* begin Data excerpt *

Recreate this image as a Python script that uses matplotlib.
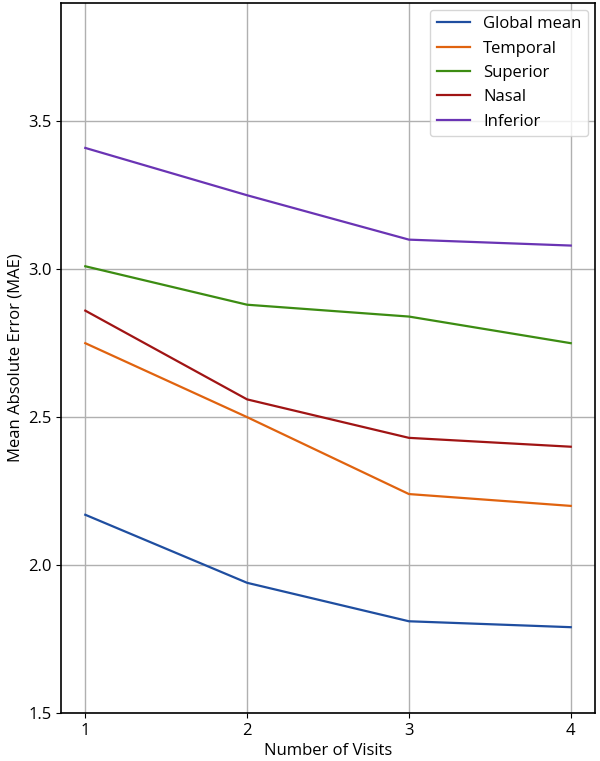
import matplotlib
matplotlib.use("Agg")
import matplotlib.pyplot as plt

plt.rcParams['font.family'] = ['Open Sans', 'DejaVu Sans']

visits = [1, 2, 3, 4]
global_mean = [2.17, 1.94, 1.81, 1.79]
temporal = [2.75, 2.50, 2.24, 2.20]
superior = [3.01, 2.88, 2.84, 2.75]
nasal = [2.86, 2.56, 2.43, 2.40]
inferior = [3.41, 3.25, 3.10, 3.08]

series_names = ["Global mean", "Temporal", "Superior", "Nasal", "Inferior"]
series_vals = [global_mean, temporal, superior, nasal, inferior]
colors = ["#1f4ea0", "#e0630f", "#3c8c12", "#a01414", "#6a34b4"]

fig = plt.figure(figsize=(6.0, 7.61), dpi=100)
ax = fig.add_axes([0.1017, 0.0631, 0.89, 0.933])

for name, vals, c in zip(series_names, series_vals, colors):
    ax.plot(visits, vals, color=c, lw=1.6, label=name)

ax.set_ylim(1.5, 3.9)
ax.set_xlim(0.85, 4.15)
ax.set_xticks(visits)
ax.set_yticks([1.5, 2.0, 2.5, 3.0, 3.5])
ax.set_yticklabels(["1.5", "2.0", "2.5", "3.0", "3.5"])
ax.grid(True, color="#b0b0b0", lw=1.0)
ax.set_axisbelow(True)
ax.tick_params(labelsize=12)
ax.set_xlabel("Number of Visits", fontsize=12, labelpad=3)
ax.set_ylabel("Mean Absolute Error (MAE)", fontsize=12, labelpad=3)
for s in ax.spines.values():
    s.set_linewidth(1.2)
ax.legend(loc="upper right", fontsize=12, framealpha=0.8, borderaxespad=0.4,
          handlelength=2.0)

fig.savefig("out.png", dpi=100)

* end Data excerpt *

Requirements: Keep every word of the data as it is when you write it out, but drop the pictures.

Answer to this problem:
Recreate this image as a Python script that uses matplotlib.
import matplotlib
matplotlib.use("Agg")
import matplotlib.pyplot as plt

plt.rcParams['font.family'] = ['Open Sans', 'DejaVu Sans']

visits = [1, 2, 3, 4]
global_mean = [2.17, 1.94, 1.81, 1.79]
temporal = [2.75, 2.50, 2.24, 2.20]
superior = [3.01, 2.88, 2.84, 2.75]
nasal = [2.86, 2.56, 2.43, 2.40]
inferior = [3.41, 3.25, 3.10, 3.08]

series_names = ["Global mean", "Temporal", "Superior", "Nasal", "Inferior"]
series_vals = [global_mean, temporal, superior, nasal, inferior]
colors = ["#1f4ea0", "#e0630f", "#3c8c12", "#a01414", "#6a34b4"]

fig = plt.figure(figsize=(6.0, 7.61), dpi=100)
ax = fig.add_axes([0.1017, 0.0631, 0.89, 0.933])

for name, vals, c in zip(series_names, series_vals, colors):
    ax.plot(visits, vals, color=c, lw=1.6, label=name)

ax.set_ylim(1.5, 3.9)
ax.set_xlim(0.85, 4.15)
ax.set_xticks(visits)
ax.set_yticks([1.5, 2.0, 2.5, 3.0, 3.5])
ax.set_yticklabels(["1.5", "2.0", "2.5", "3.0", "3.5"])
ax.grid(True, color="#b0b0b0", lw=1.0)
ax.set_axisbelow(True)
ax.tick_params(labelsize=12)
ax.set_xlabel("Number of Visits", fontsize=12, labelpad=3)
ax.set_ylabel("Mean Absolute Error (MAE)", fontsize=12, labelpad=3)
for s in ax.spines.values():
    s.set_linewidth(1.2)
ax.legend(loc="upper right", fontsize=12, framealpha=0.8, borderaxespad=0.4,
          handlelength=2.0)

fig.savefig("out.png", dpi=100)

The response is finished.